If you're capping from TV, as long as you capture at 640*480 or so, you should be ok quality wise.

If you've got loads of hard drive space, i'd advise you to cpture to huffyuv/uncompressed wav first, using IUvcr.

Then load it into virtualdub, trim it, deinterlace it and resize it, then make your output file an xvid. remember 2 passes. now delete the capture file, and you're sorted.


If you've got less hard drive space, but a fast CPU, i'd suggest HIGH bitrate mpeg2 or mpeg4 depending on what software you have.

If you don't have software that will capture to mpeg2, then for mpeg4 i'd suggest using IUvcr to capture to xvid. VERY high bitrate xvid. Give it 8mbit/sec and see how you go. If you're not dropping frames, you're laughing.

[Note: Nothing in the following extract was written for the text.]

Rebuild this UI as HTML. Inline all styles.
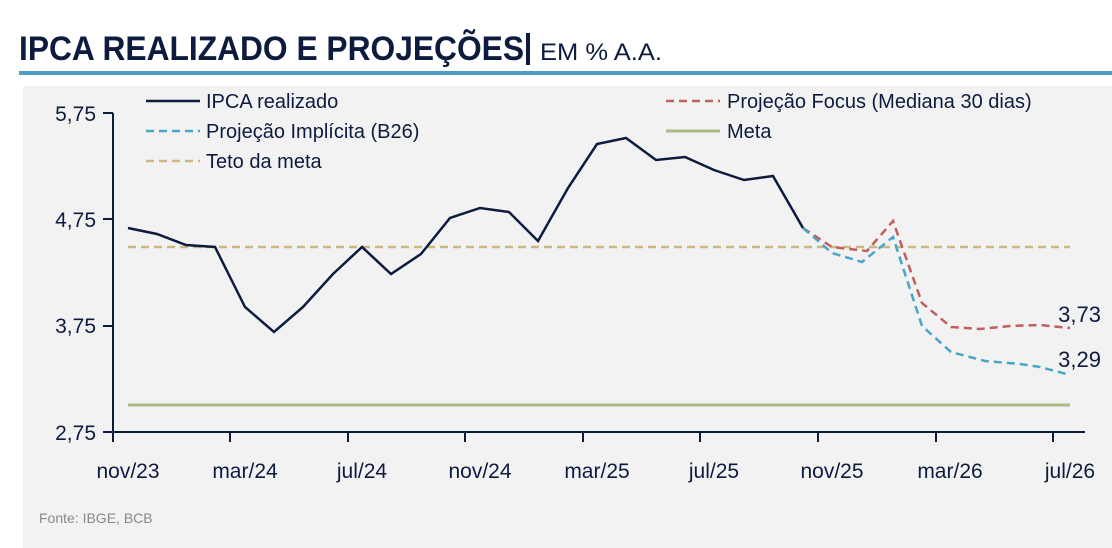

Once it's captured, load it into virtualdub-mpeg2 and do the trimming, deinterlacing and resizing like before, and output to xvid like above.

Ideally, you wouldn't capture to a lossy compression codec like mpeg2 or mpeg4, but if you're short on space, it can't be helped.

You'll get best results capturing to huffyuv and wav, then reencoding to xvid once it's captured. you should almost always never have the captured file as your end result, it won't be as efficient (size/quality) as you can get by doing a 2-pass encode, which you obviously can't do straight from capture.

By using a 2-pass encode, you can maximise quality for specific file sizes, and that makes it FAR easier to store your caps.